= Lac la Hache =

Human settlement in British Columbia, Canada

Lac La Hache is a recreational and retirement community in the Cariboo region of British Columbia, Canada. Located on the shore of Lac La Hache alongside British Columbia Highway 97 near the regional centre of 100 Mile House, the community's origins date to the days of the Cariboo Gold Rush and the Cariboo Wagon Road, for which it provided an important roadhouse. Lac La Hache, or "The Lake of the Axe" as it translates to, was named, during the fur trade era, after the unfortunate incident of a French-Canadian voyageur who lost his axe head while chopping a hole in the ice. It is a town rich in history, as it sits along the Gold Rush Trail.

== History ==

=== Pre-European contact ===
Prior to colonization, both the Secwépemc and Tsilhqot'in First Nations were active in the area. The Tsilhqot'in referred to the lake as Kumatakwa, Chief or Queen of the waters.
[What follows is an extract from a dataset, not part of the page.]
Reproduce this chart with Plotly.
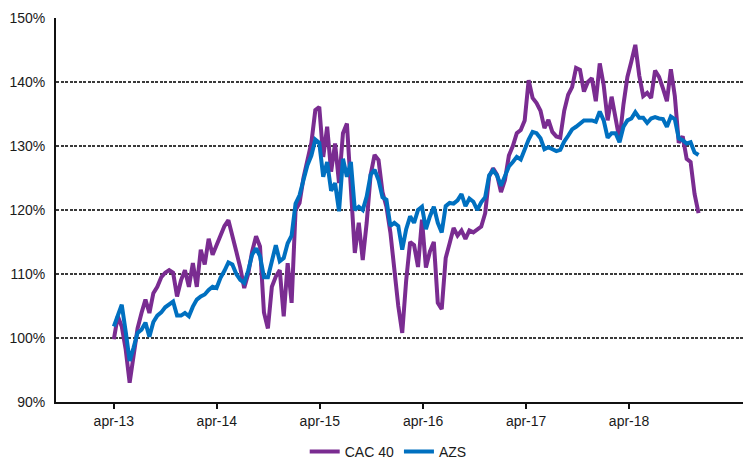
import pandas as pd
import plotly.graph_objects as go

# Fortnightly observations starting April 2013
start_date = "2013-04-01"
n_points = 149
dates = pd.date_range(start_date, periods=n_points, freq="14D")

cac40 = [
    99.8, 103.4, 101.8, 98.2, 93.0, 97.5, 101.5, 103.9, 106.0, 103.9,
    107.0, 108.0, 109.5, 110.2, 110.6, 110.2, 106.5, 109.0, 110.6, 108.0,
    111.7, 108.0, 113.8, 111.5, 115.5, 113.0, 114.5, 116.4, 117.5, 118.4,
    116.2, 113.5, 111.0, 107.8, 110.0, 113.5, 115.9, 114.3, 104.0, 101.5,
    108.0, 109.6, 110.6, 103.4, 111.7, 105.5, 120.0, 121.1, 125.0, 128.0,
    130.5, 135.6, 136.1, 128.3, 133.0, 126.0, 130.4, 124.2, 132.0, 133.5,
    124.0, 113.3, 118.0, 112.2, 118.0, 125.5, 128.6, 127.8, 122.8, 120.5,
    116.5, 110.5, 105.0, 100.8, 109.0, 115.0, 114.5, 111.1, 118.5, 111.0,
    113.5, 115.0, 105.5, 104.5, 112.5, 114.8, 117.2, 116.0, 116.8, 115.5,
    116.8, 116.5, 117.0, 117.4, 119.5, 125.2, 126.5, 125.5, 122.8, 124.7,
    128.5, 130.0, 132.0, 132.5, 134.0, 140.3, 137.5, 136.7, 135.5, 132.8,
    134.1, 132.2, 131.5, 131.3, 135.5, 138.0, 139.2, 142.2, 141.9, 138.5,
    140.0, 140.6, 137.0, 142.9, 139.5, 134.0, 137.7, 134.5, 131.0, 136.5,
    140.8, 143.2, 145.8, 141.0, 137.8, 138.3, 137.5, 141.8, 140.8, 139.0,
    137.0, 142.0, 137.8, 130.5, 131.5, 128.0, 127.5, 122.5, 119.5,
]

azs = [
    101.8, 103.5, 105.2, 101.0, 96.4, 98.5, 100.8, 101.3, 102.4, 100.2,
    102.5, 103.5, 104.0, 104.8, 105.2, 105.7, 103.5, 103.5, 103.9, 103.4,
    104.9, 106.0, 106.5, 106.8, 107.5, 108.0, 107.8, 109.4, 110.5, 111.8,
    111.5, 110.0, 109.1, 108.6, 110.5, 113.0, 114.0, 112.8, 109.5, 109.5,
    112.0, 114.5, 112.0, 112.5, 114.8, 116.0, 121.0, 122.3, 124.7, 127.0,
    128.5, 131.0, 130.5, 125.2, 127.5, 123.0, 124.2, 119.8, 128.0, 125.2,
    127.5, 120.0, 120.5, 120.0, 122.1, 125.5, 126.3, 124.7, 122.0, 121.6,
    117.5, 118.0, 117.5, 113.8, 117.0, 119.0, 118.0, 120.0, 120.5, 117.0,
    119.0, 120.5, 118.0, 116.5, 120.6, 121.1, 121.0, 121.5, 122.5, 120.6,
    121.8, 121.3, 120.0, 121.2, 122.0, 125.4, 126.2, 125.4, 123.8, 125.5,
    126.8, 127.5, 128.3, 127.9, 129.5, 131.0, 132.2, 132.0, 131.2, 129.5,
    129.8, 129.5, 129.2, 129.4, 130.7, 131.6, 132.6, 133.0, 133.5, 134.0,
    134.0, 134.0, 133.8, 135.4, 134.0, 131.3, 132.0, 132.0, 130.6, 133.0,
    134.0, 134.3, 135.3, 134.4, 134.4, 133.6, 134.3, 134.5, 134.3, 134.2,
    133.0, 134.6, 134.2, 131.2, 130.9, 130.4, 130.6, 129.0, 128.6,
]

tick_dates = ["2013-04-01", "2014-04-01", "2015-04-01", "2016-04-01", "2017-04-01", "2018-04-01"]
tick_labels = ["apr-13", "apr-14", "apr-15", "apr-16", "apr-17", "apr-18"]
y_ticks = [90, 100, 110, 120, 130, 140, 150]

fig = go.Figure()
fig.add_trace(go.Scatter(x=dates, y=cac40, mode="lines", name="CAC 40",
                         line=dict(color="#7A2C91", width=4)))
fig.add_trace(go.Scatter(x=dates, y=azs, mode="lines", name="AZS",
                         line=dict(color="#0070C0", width=4)))

# the page body adds an 8px offset, so the figure is sized to end at the window edge
fig.update_layout(
    width=743, height=451,
    margin=dict(l=48, r=0, t=10, b=57, autoexpand=False),
    paper_bgcolor="white", plot_bgcolor="white",
    font=dict(family="Liberation Sans, Arial, sans-serif", size=14, color="#1a1a1a"),
    showlegend=True,
    legend=dict(orientation="h", x=0.478, xanchor="center", y=-0.13, yanchor="middle",
                font=dict(size=14), itemwidth=30, traceorder="normal"),
)
fig.update_xaxes(
    type="date", range=["2012-09-08", "2019-06-07"],
    tickmode="array", tickvals=tick_dates, ticktext=tick_labels,
    showgrid=False, zeroline=False, automargin=False,
    showline=True, linecolor="#111", linewidth=2,
    ticks="outside", ticklen=5, tickwidth=1.5, tickcolor="#111",
)
fig.update_yaxes(
    range=[90, 150], tickmode="array", tickvals=y_ticks,
    ticktext=[f"{v}%" for v in y_ticks], automargin=False,
    showgrid=True, gridcolor="#3a3a3a", gridwidth=1.5, griddash="3px,1.5px",
    zeroline=False, showline=True, linecolor="#111", linewidth=2,
    ticks="", ticklabelstandoff=6,
)

fig.write_html("out.html")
The Secwépemc built pit houses near the present day municipality of Lac La Hache.

=== Recent history ===
In 1862, legends state that a French Canadian fur trader dropped his axe in a nearby lake, giving the name to the settlement (Lake of the Axe).

By the 1860s, the area was invested in the "gold fever" in the area.

In 1891, the Lac La Hache subdistrict had a population of 207.